The movie theater also has lured people to Zippy’s. Families can now grab dinner at Zippy’s and walk a few steps into the theater to watch a movie and eat some candy for dessert. Business at the theater has increased over the past few years, he said, with movies proving to be “recessionproof.” At the same time, business at Zippy’s is largely dependent on the weather.

“If it is a nice clear day with temperatures in the 70s, we get a lot of business,” he said. “On dreary days, we aren’t so lucky.”

Hurley has approximately 13 employees who take turns working at both Zippy’s and the theater.

While Hurley keeps improving his businesses, the theater is up for sale, with Zippy’s included in the package. Hurley stands firm in his belief that the theater should be owned by a local person, saying that he and his wife view themselves simply as “caretakers” of the theater until the right buyer comes along.

Like most businesses in Houlton, Zippy’s customers span two nations.

Susan Booth is from Woodstock, New Brunswick. She was at Zippy’s on a recent weekday with her two children, Dalton, 12, and Zoe, 7. She said that she often comes to the restaurant when she brings her two children shopping in Houlton twice a month.

“I could eat their fish and chips every day of the week,” Booth said, smiling as she indulged in the beer battered, flaky haddock and crisp fries. “I get them every time.
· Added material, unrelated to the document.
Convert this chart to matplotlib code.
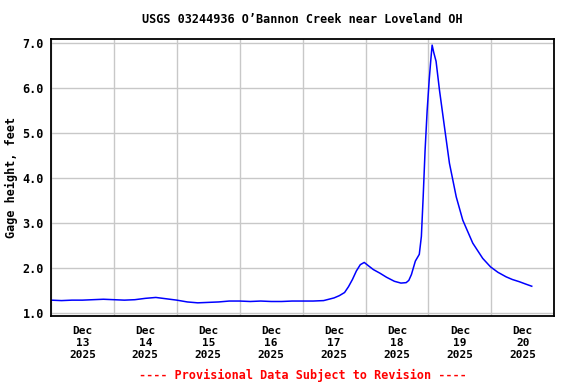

I love that I can bring the whole family here and it’s sometimes less expensive than a fast-food restaurant.”

Dalton Booth, admittedly, is prone to ordering “crazy combinations” of food. Lunching with his mother and sister, he was sampling nachos and a haddock sandwich.

“I like the sliders the best,” he said, referring to Zippy’s miniburgers. “This is really the first outdoor restaurant I’ve ever been to. I like watching the people go by.”

Mike Trenton of Houlton also is a repeat customer. He said that he comes to Zippy’s “once or twice a week,” mainly for its Texas BBQ burger or a wrap.

“I eat the onion rings a lot, too,” he said. “I can’t help myself. They are too good. You get a lot of food here quickly for a fair price. It is what you would want out of any restaurant.”

Hurley said that he has thought of expanding to make Zippy’s a year-round restaurant instead of closing in mid-September, but the price isn’t right at the moment. Right now, he is satisfied with his space and the impact it’s having on the community.

“Businesswise, this is an itch I’ve wanted to scratch for a while and I got do to it,” he said. “This is an amazing town and my wife and I have got to contribute to it just a little bit. That makes us really happy.”